===== Material provided

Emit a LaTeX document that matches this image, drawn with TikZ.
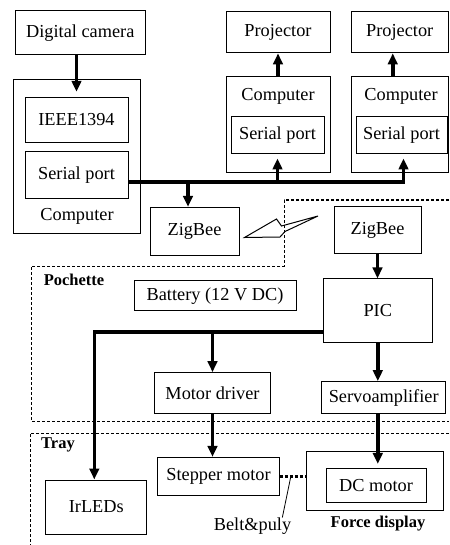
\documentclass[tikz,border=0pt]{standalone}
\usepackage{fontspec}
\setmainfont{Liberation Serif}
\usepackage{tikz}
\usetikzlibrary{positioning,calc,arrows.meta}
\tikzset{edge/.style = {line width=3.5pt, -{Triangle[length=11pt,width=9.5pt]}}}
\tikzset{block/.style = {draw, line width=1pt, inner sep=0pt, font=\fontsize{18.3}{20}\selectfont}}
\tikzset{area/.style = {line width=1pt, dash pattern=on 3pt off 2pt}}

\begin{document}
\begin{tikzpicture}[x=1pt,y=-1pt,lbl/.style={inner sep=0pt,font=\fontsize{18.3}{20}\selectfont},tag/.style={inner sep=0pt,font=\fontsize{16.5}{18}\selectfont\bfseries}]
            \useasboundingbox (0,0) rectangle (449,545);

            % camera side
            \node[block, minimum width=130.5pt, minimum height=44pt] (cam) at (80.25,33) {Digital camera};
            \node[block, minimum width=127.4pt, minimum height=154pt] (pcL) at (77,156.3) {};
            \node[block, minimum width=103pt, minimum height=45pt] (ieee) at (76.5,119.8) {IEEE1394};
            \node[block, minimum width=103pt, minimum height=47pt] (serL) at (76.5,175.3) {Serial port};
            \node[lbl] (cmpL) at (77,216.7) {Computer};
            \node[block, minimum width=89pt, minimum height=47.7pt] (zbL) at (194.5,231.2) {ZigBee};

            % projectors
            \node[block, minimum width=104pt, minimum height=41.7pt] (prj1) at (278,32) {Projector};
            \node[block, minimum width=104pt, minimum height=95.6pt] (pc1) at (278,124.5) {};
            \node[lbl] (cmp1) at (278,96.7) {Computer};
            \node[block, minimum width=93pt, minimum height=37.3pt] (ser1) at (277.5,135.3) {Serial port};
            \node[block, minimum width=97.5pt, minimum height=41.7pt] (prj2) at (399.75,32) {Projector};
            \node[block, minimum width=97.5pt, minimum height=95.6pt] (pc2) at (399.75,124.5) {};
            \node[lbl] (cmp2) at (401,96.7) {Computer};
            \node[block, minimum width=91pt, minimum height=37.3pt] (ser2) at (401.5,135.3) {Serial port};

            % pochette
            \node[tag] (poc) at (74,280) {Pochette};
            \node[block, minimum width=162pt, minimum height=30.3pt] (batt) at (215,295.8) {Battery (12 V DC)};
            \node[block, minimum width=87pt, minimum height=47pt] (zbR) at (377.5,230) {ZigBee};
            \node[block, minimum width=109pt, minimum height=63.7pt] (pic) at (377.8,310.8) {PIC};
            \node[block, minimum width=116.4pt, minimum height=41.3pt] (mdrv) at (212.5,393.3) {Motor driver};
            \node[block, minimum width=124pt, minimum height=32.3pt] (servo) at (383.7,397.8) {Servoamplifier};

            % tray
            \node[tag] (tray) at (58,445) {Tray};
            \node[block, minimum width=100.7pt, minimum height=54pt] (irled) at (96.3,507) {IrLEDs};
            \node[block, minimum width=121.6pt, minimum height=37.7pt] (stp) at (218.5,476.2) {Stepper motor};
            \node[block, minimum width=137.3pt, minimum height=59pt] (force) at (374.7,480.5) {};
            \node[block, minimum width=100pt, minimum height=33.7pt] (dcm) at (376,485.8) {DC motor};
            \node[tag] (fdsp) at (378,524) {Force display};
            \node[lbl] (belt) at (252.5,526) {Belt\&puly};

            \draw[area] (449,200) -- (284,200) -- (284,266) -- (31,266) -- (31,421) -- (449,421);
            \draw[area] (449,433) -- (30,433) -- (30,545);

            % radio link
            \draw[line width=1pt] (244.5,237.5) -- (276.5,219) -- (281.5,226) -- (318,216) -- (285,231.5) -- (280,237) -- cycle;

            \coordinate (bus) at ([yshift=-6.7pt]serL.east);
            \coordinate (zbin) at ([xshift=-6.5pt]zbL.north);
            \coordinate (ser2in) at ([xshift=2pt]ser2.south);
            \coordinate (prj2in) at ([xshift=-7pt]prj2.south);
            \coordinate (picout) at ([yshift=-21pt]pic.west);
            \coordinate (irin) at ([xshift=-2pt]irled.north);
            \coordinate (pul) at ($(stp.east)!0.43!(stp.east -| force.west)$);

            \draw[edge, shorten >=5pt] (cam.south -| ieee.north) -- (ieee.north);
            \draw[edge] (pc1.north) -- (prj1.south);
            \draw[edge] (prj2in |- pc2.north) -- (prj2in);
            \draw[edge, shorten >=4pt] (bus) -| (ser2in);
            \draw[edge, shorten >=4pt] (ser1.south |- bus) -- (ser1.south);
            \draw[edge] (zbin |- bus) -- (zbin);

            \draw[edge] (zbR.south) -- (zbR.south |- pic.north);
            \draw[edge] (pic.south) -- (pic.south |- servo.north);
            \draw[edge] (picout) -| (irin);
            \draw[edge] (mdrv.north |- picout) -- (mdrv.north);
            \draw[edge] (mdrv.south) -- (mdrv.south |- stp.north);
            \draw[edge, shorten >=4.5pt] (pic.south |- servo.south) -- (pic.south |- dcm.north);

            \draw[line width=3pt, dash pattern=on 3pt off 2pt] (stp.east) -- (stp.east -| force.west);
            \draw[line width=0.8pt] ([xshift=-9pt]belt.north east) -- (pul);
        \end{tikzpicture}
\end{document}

==========
===== Material provided

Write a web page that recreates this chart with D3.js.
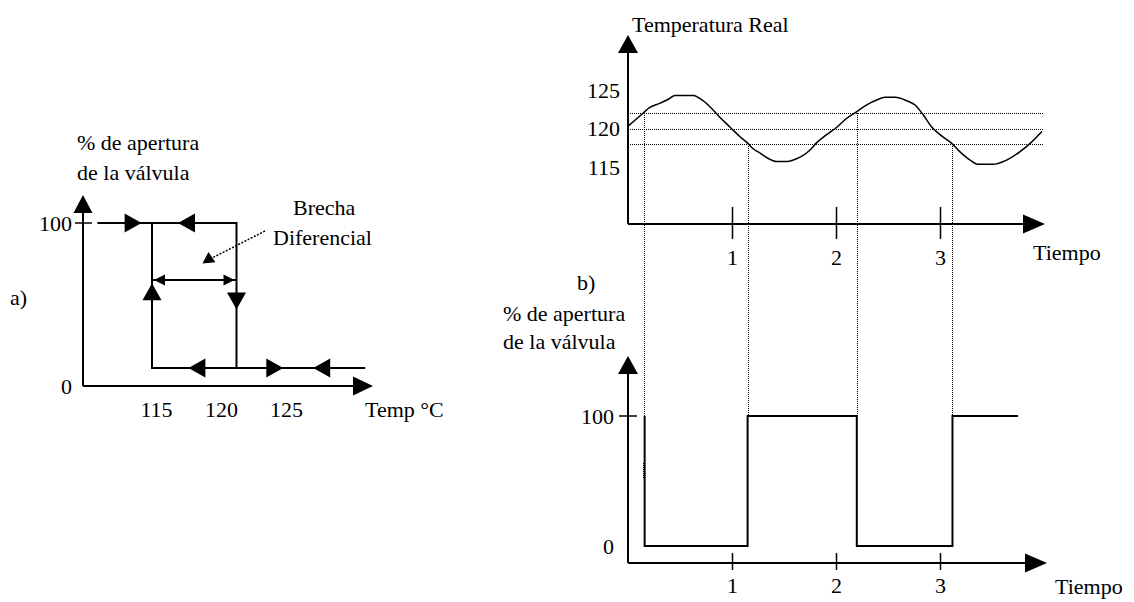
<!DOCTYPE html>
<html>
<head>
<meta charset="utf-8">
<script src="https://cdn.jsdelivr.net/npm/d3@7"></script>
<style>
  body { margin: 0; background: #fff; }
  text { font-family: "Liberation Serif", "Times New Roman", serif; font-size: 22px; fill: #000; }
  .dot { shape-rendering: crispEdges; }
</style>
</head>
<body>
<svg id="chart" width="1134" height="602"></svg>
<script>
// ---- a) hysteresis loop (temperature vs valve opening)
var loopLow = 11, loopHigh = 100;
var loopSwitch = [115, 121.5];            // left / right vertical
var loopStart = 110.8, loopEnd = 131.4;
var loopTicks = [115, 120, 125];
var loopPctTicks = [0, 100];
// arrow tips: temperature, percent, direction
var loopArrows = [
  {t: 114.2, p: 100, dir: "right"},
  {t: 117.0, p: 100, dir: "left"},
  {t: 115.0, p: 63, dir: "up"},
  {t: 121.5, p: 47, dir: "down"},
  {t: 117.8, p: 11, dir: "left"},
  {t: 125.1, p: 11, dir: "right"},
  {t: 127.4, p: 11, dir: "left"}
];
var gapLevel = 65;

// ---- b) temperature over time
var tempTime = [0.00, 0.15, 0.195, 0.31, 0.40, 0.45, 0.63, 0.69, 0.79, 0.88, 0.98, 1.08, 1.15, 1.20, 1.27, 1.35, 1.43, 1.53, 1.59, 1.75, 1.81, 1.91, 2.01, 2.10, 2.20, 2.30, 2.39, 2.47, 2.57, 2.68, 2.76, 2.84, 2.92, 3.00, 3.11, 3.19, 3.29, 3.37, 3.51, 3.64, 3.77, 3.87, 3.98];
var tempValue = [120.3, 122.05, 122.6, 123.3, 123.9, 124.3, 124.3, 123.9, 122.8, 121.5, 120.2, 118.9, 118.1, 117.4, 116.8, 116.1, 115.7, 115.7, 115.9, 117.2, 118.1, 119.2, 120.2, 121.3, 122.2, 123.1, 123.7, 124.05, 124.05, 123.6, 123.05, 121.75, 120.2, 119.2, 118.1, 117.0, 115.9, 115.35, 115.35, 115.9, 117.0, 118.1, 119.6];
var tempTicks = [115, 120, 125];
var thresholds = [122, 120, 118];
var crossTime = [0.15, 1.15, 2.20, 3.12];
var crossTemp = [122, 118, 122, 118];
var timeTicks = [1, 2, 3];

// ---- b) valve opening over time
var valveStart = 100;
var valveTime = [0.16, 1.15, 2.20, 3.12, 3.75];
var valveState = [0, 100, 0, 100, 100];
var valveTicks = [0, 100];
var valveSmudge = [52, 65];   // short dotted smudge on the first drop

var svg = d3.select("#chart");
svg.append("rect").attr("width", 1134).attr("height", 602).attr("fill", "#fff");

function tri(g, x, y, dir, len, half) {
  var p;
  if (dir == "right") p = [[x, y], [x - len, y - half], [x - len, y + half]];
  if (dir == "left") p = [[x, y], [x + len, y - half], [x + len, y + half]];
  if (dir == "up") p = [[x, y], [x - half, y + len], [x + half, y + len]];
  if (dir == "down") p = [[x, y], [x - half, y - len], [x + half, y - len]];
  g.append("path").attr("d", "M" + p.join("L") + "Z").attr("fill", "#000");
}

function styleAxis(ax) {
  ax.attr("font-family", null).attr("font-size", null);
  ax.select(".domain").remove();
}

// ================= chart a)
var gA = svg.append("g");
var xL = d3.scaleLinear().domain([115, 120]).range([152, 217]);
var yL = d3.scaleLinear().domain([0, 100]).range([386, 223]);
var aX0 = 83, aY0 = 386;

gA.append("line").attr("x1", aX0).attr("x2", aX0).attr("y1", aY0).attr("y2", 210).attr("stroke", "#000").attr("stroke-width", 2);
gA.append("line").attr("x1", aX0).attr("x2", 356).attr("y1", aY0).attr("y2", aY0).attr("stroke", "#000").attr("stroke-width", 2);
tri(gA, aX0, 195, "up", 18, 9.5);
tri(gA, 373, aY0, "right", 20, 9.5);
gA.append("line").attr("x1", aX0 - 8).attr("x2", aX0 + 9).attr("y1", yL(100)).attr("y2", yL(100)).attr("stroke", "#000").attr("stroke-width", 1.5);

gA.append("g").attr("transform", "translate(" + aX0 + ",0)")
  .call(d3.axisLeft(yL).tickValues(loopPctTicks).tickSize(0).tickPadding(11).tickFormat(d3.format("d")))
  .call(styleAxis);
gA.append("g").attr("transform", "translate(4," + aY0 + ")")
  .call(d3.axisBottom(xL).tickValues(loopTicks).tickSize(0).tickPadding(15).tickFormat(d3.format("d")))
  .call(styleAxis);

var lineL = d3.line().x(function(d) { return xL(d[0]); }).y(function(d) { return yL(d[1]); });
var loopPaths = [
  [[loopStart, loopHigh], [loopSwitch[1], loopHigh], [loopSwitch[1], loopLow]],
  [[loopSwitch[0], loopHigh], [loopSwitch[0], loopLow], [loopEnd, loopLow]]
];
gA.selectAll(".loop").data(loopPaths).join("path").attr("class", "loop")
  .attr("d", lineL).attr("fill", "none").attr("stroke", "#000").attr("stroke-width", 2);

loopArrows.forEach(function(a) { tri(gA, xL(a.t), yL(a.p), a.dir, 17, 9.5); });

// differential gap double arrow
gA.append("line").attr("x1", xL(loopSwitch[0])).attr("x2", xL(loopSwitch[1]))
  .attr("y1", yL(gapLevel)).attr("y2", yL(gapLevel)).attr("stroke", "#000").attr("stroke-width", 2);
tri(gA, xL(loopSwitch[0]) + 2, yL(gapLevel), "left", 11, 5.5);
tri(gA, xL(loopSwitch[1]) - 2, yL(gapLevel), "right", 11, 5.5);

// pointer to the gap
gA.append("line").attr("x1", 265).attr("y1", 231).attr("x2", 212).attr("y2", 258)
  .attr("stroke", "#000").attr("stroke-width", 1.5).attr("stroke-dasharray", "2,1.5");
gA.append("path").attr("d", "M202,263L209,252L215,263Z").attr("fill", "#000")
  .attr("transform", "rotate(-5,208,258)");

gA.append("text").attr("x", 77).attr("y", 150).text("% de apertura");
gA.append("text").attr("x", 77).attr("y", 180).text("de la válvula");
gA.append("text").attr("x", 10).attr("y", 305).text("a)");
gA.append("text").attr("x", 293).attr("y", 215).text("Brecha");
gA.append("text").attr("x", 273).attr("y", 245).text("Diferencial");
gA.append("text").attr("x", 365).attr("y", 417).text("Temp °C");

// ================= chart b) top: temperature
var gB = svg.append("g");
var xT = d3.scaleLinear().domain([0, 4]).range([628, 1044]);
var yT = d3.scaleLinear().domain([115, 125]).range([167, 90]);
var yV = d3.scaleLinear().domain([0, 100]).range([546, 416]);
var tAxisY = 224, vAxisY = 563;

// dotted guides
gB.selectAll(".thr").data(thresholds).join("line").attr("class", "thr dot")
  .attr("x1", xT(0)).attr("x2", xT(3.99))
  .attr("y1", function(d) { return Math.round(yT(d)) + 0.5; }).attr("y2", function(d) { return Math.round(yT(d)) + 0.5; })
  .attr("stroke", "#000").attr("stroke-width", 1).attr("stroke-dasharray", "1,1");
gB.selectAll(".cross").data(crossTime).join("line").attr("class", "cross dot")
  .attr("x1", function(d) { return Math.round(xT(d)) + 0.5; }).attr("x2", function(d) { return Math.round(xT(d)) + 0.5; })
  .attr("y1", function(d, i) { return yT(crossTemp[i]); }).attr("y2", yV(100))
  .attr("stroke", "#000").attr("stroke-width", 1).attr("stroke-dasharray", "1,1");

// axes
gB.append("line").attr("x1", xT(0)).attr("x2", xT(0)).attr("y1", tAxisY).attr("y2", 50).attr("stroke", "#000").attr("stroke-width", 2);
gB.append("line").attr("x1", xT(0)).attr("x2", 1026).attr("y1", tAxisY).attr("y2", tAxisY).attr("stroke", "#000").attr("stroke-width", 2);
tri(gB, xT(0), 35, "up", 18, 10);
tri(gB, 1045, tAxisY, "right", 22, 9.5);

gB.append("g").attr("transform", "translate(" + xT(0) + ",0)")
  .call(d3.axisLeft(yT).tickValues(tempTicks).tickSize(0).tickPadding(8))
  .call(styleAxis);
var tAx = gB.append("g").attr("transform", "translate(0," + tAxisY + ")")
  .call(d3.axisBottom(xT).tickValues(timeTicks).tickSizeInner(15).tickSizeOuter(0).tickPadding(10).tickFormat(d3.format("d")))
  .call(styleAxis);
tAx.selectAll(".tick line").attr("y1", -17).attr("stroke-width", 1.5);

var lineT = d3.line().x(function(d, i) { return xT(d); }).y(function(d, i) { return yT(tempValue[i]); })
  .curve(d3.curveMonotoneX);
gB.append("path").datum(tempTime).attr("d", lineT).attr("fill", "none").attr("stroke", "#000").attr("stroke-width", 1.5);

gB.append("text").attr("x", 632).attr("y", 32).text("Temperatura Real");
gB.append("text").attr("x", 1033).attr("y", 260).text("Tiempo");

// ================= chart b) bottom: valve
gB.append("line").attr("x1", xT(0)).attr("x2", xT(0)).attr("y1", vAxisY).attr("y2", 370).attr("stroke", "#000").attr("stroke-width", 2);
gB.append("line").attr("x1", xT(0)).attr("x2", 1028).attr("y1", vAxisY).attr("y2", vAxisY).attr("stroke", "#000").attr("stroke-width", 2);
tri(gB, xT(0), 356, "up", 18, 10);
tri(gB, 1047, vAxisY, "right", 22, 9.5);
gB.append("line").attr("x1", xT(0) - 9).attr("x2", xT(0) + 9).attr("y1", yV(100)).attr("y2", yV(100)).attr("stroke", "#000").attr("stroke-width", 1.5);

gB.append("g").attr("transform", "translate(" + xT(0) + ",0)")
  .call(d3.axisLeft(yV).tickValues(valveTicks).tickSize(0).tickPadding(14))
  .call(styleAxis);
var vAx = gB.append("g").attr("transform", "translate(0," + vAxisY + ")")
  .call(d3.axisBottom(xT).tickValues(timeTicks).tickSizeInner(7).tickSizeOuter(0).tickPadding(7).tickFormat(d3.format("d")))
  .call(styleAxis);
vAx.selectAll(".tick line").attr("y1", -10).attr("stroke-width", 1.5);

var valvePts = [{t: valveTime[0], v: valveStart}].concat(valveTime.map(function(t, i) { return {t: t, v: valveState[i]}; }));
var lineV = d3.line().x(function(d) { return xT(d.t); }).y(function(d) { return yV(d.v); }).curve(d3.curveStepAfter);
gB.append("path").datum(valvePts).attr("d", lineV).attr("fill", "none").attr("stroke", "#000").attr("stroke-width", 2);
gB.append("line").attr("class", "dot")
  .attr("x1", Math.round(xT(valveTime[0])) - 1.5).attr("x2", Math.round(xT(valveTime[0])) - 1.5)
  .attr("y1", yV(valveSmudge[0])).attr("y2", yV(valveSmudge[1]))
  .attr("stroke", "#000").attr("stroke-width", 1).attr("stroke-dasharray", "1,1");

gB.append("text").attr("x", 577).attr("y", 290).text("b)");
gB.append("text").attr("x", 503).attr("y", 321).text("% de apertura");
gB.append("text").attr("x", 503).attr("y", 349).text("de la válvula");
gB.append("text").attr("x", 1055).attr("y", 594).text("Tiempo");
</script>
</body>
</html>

==========

* _Short problem_:
Leave the pictures out and copy exactly the lines from the one with "Write a web" to the one with "var gapLevel = 65;", both included.

* _Task result_:
Write a web page that recreates this chart with D3.js.
<!DOCTYPE html>
<html>
<head>
<meta charset="utf-8">
<script src="https://cdn.jsdelivr.net/npm/d3@7"></script>
<style>
  body { margin: 0; background: #fff; }
  text { font-family: "Liberation Serif", "Times New Roman", serif; font-size: 22px; fill: #000; }
  .dot { shape-rendering: crispEdges; }
</style>
</head>
<body>
<svg id="chart" width="1134" height="602"></svg>
<script>
// ---- a) hysteresis loop (temperature vs valve opening)
var loopLow = 11, loopHigh = 100;
var loopSwitch = [115, 121.5];            // left / right vertical
var loopStart = 110.8, loopEnd = 131.4;
var loopTicks = [115, 120, 125];
var loopPctTicks = [0, 100];
// arrow tips: temperature, percent, direction
var loopArrows = [
  {t: 114.2, p: 100, dir: "right"},
  {t: 117.0, p: 100, dir: "left"},
  {t: 115.0, p: 63, dir: "up"},
  {t: 121.5, p: 47, dir: "down"},
  {t: 117.8, p: 11, dir: "left"},
  {t: 125.1, p: 11, dir: "right"},
  {t: 127.4, p: 11, dir: "left"}
];
var gapLevel = 65;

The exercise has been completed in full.